■ **REQUIRED TASK**
Count how many lines hold the word "this" and give that number as the whole answer.

■ **EXERCISE MATERIALS**
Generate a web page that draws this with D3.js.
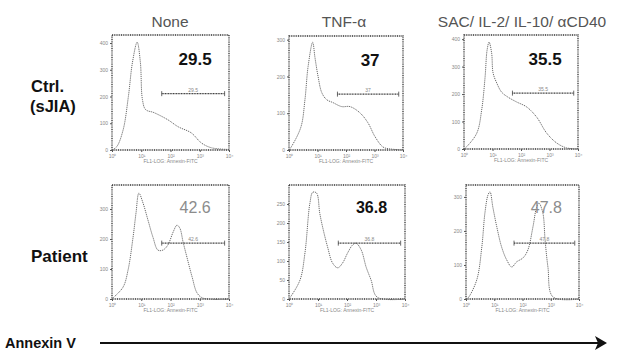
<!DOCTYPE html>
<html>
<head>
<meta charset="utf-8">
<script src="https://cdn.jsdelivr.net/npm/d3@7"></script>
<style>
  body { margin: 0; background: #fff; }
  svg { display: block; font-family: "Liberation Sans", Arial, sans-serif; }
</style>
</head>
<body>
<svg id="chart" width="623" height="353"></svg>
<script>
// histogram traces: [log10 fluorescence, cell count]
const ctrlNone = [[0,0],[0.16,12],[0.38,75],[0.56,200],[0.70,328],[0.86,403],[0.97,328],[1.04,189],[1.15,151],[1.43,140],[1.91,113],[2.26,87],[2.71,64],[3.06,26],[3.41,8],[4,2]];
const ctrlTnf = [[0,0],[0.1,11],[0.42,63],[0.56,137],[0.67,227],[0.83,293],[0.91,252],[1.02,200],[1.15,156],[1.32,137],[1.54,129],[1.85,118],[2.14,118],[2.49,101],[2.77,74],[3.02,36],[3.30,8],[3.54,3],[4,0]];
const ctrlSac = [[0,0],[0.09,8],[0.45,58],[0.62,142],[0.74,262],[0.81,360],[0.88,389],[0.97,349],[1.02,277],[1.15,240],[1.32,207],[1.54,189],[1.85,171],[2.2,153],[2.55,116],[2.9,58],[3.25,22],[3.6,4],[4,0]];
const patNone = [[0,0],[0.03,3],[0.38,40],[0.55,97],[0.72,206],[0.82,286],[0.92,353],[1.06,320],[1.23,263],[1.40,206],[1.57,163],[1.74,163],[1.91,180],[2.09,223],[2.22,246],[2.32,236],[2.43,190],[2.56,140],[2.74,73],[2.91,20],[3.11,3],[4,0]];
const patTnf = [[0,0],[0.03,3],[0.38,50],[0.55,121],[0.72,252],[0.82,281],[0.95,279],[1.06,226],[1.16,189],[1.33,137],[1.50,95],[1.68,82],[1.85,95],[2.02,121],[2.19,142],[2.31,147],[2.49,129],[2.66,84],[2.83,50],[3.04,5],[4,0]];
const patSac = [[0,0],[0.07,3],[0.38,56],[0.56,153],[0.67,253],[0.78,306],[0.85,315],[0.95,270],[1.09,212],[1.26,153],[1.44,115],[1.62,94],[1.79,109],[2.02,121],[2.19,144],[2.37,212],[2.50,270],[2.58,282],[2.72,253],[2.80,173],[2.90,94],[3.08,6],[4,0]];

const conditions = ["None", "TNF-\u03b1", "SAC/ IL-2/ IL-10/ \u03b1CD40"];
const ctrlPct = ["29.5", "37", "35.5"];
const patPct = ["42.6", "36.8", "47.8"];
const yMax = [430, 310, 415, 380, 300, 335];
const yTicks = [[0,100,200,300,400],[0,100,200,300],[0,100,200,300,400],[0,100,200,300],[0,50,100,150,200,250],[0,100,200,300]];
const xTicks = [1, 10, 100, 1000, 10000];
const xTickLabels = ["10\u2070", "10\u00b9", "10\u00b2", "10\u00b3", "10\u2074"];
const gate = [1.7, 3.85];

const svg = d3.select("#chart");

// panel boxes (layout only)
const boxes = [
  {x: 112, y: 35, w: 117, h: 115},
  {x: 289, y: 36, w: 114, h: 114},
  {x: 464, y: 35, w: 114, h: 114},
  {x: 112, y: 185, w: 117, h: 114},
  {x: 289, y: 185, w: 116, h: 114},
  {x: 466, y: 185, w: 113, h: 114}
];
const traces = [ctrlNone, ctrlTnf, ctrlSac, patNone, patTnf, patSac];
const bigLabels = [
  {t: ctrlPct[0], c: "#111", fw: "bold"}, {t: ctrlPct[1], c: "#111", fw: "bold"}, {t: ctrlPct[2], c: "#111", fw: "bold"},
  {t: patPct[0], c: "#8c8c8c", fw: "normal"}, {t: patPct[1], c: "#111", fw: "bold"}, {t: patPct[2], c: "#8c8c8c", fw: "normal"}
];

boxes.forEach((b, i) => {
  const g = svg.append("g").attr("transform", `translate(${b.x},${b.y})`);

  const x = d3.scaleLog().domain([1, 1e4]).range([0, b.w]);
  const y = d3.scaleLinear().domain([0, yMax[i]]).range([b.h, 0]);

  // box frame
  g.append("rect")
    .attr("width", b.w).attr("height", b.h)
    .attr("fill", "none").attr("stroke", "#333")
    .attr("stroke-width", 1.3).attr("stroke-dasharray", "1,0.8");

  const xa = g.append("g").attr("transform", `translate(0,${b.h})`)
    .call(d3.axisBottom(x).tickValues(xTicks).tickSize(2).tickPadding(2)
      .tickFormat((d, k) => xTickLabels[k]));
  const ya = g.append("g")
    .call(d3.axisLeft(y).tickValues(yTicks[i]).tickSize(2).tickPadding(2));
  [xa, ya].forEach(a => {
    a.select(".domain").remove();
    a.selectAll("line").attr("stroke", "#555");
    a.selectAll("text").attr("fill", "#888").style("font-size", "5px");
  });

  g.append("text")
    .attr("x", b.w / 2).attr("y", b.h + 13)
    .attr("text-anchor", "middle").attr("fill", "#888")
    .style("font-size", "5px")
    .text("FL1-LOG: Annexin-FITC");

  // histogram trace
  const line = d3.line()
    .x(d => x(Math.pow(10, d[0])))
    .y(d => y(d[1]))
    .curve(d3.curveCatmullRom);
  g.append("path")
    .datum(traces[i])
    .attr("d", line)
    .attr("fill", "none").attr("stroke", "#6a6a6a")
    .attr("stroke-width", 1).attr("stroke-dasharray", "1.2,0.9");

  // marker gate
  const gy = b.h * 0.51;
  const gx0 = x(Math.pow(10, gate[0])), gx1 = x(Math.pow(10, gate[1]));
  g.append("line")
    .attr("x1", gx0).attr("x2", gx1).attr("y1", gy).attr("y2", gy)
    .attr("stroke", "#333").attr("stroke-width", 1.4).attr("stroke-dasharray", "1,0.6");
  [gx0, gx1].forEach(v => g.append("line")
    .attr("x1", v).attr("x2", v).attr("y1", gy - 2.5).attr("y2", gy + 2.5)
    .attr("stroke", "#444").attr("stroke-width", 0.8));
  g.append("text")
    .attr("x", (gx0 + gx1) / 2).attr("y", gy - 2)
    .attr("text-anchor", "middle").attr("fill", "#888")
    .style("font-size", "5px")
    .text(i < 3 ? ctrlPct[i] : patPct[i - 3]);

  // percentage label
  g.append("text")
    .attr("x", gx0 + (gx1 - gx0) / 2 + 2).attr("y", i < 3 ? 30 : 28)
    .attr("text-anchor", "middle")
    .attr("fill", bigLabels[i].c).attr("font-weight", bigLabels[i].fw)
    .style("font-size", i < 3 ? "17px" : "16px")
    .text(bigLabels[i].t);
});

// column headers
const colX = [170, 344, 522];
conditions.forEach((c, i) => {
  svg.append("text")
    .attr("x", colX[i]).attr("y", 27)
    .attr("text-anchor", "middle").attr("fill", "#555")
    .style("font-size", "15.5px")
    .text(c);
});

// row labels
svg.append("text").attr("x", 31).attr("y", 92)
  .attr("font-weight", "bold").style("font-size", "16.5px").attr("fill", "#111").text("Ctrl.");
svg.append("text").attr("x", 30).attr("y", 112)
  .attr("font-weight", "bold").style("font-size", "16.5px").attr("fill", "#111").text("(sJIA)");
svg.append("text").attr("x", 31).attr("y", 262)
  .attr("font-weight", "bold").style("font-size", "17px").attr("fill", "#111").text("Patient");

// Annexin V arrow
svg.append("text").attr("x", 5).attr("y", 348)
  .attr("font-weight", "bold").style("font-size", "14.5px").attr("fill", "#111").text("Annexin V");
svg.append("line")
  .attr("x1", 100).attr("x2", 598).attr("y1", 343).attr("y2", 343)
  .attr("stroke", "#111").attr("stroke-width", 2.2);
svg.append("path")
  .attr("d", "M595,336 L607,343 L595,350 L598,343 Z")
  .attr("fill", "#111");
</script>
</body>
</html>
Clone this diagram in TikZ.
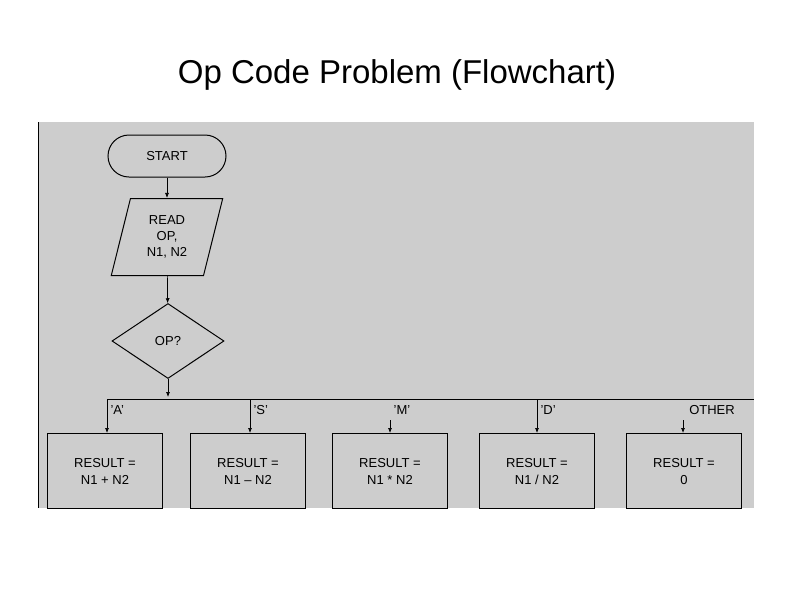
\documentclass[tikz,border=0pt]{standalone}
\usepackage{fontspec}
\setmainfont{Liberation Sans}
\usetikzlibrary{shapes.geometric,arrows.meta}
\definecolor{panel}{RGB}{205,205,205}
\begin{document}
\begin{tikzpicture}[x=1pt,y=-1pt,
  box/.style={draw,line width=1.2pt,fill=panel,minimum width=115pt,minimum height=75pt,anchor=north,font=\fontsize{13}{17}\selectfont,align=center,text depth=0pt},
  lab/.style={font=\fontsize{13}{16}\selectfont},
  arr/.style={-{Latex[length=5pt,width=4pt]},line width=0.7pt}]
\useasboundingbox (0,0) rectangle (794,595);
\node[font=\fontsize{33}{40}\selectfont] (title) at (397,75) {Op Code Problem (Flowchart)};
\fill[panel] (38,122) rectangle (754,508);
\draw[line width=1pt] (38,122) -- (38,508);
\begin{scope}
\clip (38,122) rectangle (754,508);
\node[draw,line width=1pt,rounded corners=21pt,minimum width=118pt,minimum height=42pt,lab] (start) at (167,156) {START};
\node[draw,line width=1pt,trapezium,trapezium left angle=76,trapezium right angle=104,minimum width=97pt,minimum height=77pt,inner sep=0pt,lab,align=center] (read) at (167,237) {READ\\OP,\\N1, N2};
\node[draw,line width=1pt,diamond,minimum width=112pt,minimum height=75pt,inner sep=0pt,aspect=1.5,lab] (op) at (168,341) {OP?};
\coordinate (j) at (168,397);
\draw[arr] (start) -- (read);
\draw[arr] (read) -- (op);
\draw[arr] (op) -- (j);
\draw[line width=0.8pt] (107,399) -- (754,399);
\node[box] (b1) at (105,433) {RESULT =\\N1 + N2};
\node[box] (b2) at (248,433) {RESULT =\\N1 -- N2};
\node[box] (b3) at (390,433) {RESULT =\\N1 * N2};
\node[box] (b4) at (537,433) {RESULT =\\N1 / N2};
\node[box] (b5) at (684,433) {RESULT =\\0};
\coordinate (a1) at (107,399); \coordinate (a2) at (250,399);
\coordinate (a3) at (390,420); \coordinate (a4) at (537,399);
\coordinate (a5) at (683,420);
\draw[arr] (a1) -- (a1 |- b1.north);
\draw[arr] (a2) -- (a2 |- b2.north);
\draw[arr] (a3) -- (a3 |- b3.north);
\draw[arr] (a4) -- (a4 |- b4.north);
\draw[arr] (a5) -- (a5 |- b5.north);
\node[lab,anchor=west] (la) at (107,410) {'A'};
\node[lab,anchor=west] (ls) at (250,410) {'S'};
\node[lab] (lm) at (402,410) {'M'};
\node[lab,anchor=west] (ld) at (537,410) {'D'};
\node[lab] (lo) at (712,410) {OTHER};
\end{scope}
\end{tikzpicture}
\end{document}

■ **RESULT**
2